-- BEGIN --

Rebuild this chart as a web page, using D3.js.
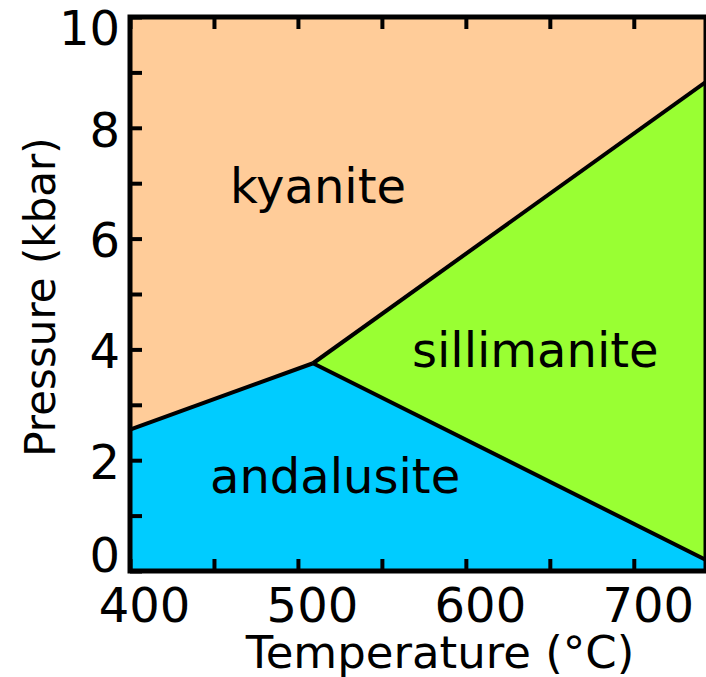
<!DOCTYPE html>
<html>
<head>
<meta charset="utf-8">
<script src="https://cdn.jsdelivr.net/npm/d3@7"></script>
<style>
 body { margin: 0; background: #fff; }
 text { font-family: "DejaVu Sans", sans-serif; }
</style>
</head>
<body>
<div id="chart"></div>
<script>
// phase diagram data (temperature in C, pressure in kbar)
var tempDomain = [400, 743];
var pressDomain = [0, 10];
var tempTicks = [400, 450, 500, 550, 600, 650, 700];
var tempLabels = [400, 500, 600, 700];
var pressTicks = [0, 1, 2, 3, 4, 5, 6, 7, 8, 9, 10];
var pressLabels = [0, 2, 4, 6, 8, 10];
var triplePoint = [509, 3.75];
var kyAndLine = [[400, 2.55], triplePoint];
var kySilLine = [triplePoint, [743, 8.83]];
var andSilLine = [triplePoint, [743, 0.2]];
var phaseNames = ["kyanite", "sillimanite", "andalusite"];
var phaseColors = ["#ffcc99", "#99ff33", "#00ccff"];

var svgWidth = 706;
var svgHeight = 677;
var margin = { top: 17, right: 0, bottom: 106, left: 130 };
var width = svgWidth - margin.left - margin.right;
var height = svgHeight - margin.top - margin.bottom;

var svg = d3.select("#chart")
 .append("svg")
   .attr("width", svgWidth)
   .attr("height", svgHeight)
 .append("g")
   .attr("transform", "translate(" + margin.left + "," + margin.top + ")");

var x = d3.scaleLinear().domain(tempDomain).range([0, width]);
var y = d3.scaleLinear().domain(pressDomain).range([height, 0]);

var t0 = tempDomain[0], t1 = tempDomain[1];
var p0 = pressDomain[0], p1 = pressDomain[1];

// polygons built from the boundary lines
var regions = [
 [[t0, p1], [t1, p1], kySilLine[1], triplePoint, kyAndLine[0]],
 [triplePoint, kySilLine[1], andSilLine[1]],
 [[t0, p0], kyAndLine[0], triplePoint, andSilLine[1], [t1, p0]]
];

var line = d3.line()
 .x(function (d) { return x(d[0]); })
 .y(function (d) { return y(d[1]); });

svg.selectAll(".region")
 .data(regions)
 .enter()
 .append("path")
   .attr("class", "region")
   .attr("d", function (d) { return line(d) + "Z"; })
   .style("fill", function (d, i) { return phaseColors[i]; })
   .style("stroke", function (d, i) { return phaseColors[i]; })
   .style("stroke-width", 1);

svg.selectAll(".boundary")
 .data([kyAndLine, kySilLine, andSilLine])
 .enter()
 .append("path")
   .attr("class", "boundary")
   .attr("d", line)
   .style("fill", "none")
   .style("stroke", "#000")
   .style("stroke-width", 4);

// phase labels
var labelPos = [[230, 203], [412, 367], [210, 493]];
svg.selectAll(".phase")
 .data(phaseNames)
 .enter()
 .append("text")
   .attr("class", "phase")
   .attr("x", function (d, i) { return labelPos[i][0] - margin.left; })
   .attr("y", function (d, i) { return labelPos[i][1] - margin.top; })
   .style("font-size", "48px")
   .style("fill", "#000")
   .text(function (d) { return d; });

// axes with inward ticks
var xAxis = svg.append("g")
 .attr("transform", "translate(0," + height + ")")
 .call(d3.axisBottom(x).tickValues(tempTicks).tickSizeInner(-12).tickSizeOuter(0)
   .tickFormat(function (d) { return tempLabels.indexOf(d) >= 0 ? d : ""; }));
xAxis.selectAll("text")
 .attr("y", 17)
 .attr("dx", 14)
 .style("font-size", "48px")
 .style("fill", "#000");

var xTop = svg.append("g")
 .call(d3.axisTop(x).tickValues(tempTicks).tickSizeInner(-12).tickSizeOuter(0).tickFormat(""));

var yAxis = svg.append("g")
 .call(d3.axisLeft(y).tickValues(pressTicks).tickSizeInner(-12).tickSizeOuter(0)
   .tickFormat(function (d) { return pressLabels.indexOf(d) >= 0 ? d : ""; }));
yAxis.selectAll("text")
 .attr("x", -10)
 .attr("dy", function (d) { return d === 10 ? "0.57em" : (d === 0 ? "0.02em" : "0.38em"); })
 .style("font-size", "48px")
 .style("fill", "#000");

[xAxis, xTop, yAxis].forEach(function (g) {
 g.select(".domain").remove();
 g.selectAll("line").style("stroke", "#000").style("stroke-width", 4);
});

// frame
svg.append("rect")
 .attr("width", width)
 .attr("height", height)
 .style("fill", "none")
 .style("stroke", "#000")
 .style("stroke-width", 5);

// axis titles
svg.append("text")
 .attr("x", 440 - margin.left)
 .attr("y", 668 - margin.top)
 .attr("text-anchor", "middle")
 .style("font-size", "45px")
 .text("Temperature (°C)");

svg.append("text")
 .attr("transform", "rotate(-90)")
 .attr("x", -(297 - margin.top))
 .attr("y", 40 - margin.left)
 .attr("dy", "0.35em")
 .attr("text-anchor", "middle")
 .style("font-size", "42px")
 .text("Pressure (kbar)");
</script>
</body>
</html>
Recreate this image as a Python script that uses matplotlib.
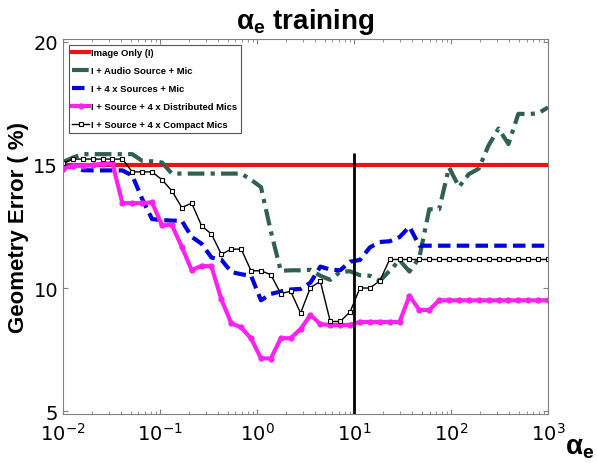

-- END --

Exactly reproduce the entries above, minus the pictures.

> Expected answer
Rebuild this chart as a web page, using D3.js.
<!DOCTYPE html>
<html>
<head>
<meta charset="utf-8">
<script src="https://cdn.jsdelivr.net/npm/d3@7"></script>
<style>
 body { margin: 0; background: #fff; }
 text { font-family: "DejaVu Sans", sans-serif; }
</style>
</head>
<body>
<div id="chart"></div>
<script>
// phase diagram data (temperature in C, pressure in kbar)
var tempDomain = [400, 743];
var pressDomain = [0, 10];
var tempTicks = [400, 450, 500, 550, 600, 650, 700];
var tempLabels = [400, 500, 600, 700];
var pressTicks = [0, 1, 2, 3, 4, 5, 6, 7, 8, 9, 10];
var pressLabels = [0, 2, 4, 6, 8, 10];
var triplePoint = [509, 3.75];
var kyAndLine = [[400, 2.55], triplePoint];
var kySilLine = [triplePoint, [743, 8.83]];
var andSilLine = [triplePoint, [743, 0.2]];
var phaseNames = ["kyanite", "sillimanite", "andalusite"];
var phaseColors = ["#ffcc99", "#99ff33", "#00ccff"];

var svgWidth = 706;
var svgHeight = 677;
var margin = { top: 17, right: 0, bottom: 106, left: 130 };
var width = svgWidth - margin.left - margin.right;
var height = svgHeight - margin.top - margin.bottom;

var svg = d3.select("#chart")
 .append("svg")
   .attr("width", svgWidth)
   .attr("height", svgHeight)
 .append("g")
   .attr("transform", "translate(" + margin.left + "," + margin.top + ")");

var x = d3.scaleLinear().domain(tempDomain).range([0, width]);
var y = d3.scaleLinear().domain(pressDomain).range([height, 0]);

var t0 = tempDomain[0], t1 = tempDomain[1];
var p0 = pressDomain[0], p1 = pressDomain[1];

// polygons built from the boundary lines
var regions = [
 [[t0, p1], [t1, p1], kySilLine[1], triplePoint, kyAndLine[0]],
 [triplePoint, kySilLine[1], andSilLine[1]],
 [[t0, p0], kyAndLine[0], triplePoint, andSilLine[1], [t1, p0]]
];

var line = d3.line()
 .x(function (d) { return x(d[0]); })
 .y(function (d) { return y(d[1]); });

svg.selectAll(".region")
 .data(regions)
 .enter()
 .append("path")
   .attr("class", "region")
   .attr("d", function (d) { return line(d) + "Z"; })
   .style("fill", function (d, i) { return phaseColors[i]; })
   .style("stroke", function (d, i) { return phaseColors[i]; })
   .style("stroke-width", 1);

svg.selectAll(".boundary")
 .data([kyAndLine, kySilLine, andSilLine])
 .enter()
 .append("path")
   .attr("class", "boundary")
   .attr("d", line)
   .style("fill", "none")
   .style("stroke", "#000")
   .style("stroke-width", 4);

// phase labels
var labelPos = [[230, 203], [412, 367], [210, 493]];
svg.selectAll(".phase")
 .data(phaseNames)
 .enter()
 .append("text")
   .attr("class", "phase")
   .attr("x", function (d, i) { return labelPos[i][0] - margin.left; })
   .attr("y", function (d, i) { return labelPos[i][1] - margin.top; })
   .style("font-size", "48px")
   .style("fill", "#000")
   .text(function (d) { return d; });

// axes with inward ticks
var xAxis = svg.append("g")
 .attr("transform", "translate(0," + height + ")")
 .call(d3.axisBottom(x).tickValues(tempTicks).tickSizeInner(-12).tickSizeOuter(0)
   .tickFormat(function (d) { return tempLabels.indexOf(d) >= 0 ? d : ""; }));
xAxis.selectAll("text")
 .attr("y", 17)
 .attr("dx", 14)
 .style("font-size", "48px")
 .style("fill", "#000");

var xTop = svg.append("g")
 .call(d3.axisTop(x).tickValues(tempTicks).tickSizeInner(-12).tickSizeOuter(0).tickFormat(""));

var yAxis = svg.append("g")
 .call(d3.axisLeft(y).tickValues(pressTicks).tickSizeInner(-12).tickSizeOuter(0)
   .tickFormat(function (d) { return pressLabels.indexOf(d) >= 0 ? d : ""; }));
yAxis.selectAll("text")
 .attr("x", -10)
 .attr("dy", function (d) { return d === 10 ? "0.57em" : (d === 0 ? "0.02em" : "0.38em"); })
 .style("font-size", "48px")
 .style("fill", "#000");

[xAxis, xTop, yAxis].forEach(function (g) {
 g.select(".domain").remove();
 g.selectAll("line").style("stroke", "#000").style("stroke-width", 4);
});

// frame
svg.append("rect")
 .attr("width", width)
 .attr("height", height)
 .style("fill", "none")
 .style("stroke", "#000")
 .style("stroke-width", 5);

// axis titles
svg.append("text")
 .attr("x", 440 - margin.left)
 .attr("y", 668 - margin.top)
 .attr("text-anchor", "middle")
 .style("font-size", "45px")
 .text("Temperature (°C)");

svg.append("text")
 .attr("transform", "rotate(-90)")
 .attr("x", -(297 - margin.top))
 .attr("y", 40 - margin.left)
 .attr("dy", "0.35em")
 .attr("text-anchor", "middle")
 .style("font-size", "42px")
 .text("Pressure (kbar)");
</script>
</body>
</html>
Recreate this image as a Python script that uses matplotlib.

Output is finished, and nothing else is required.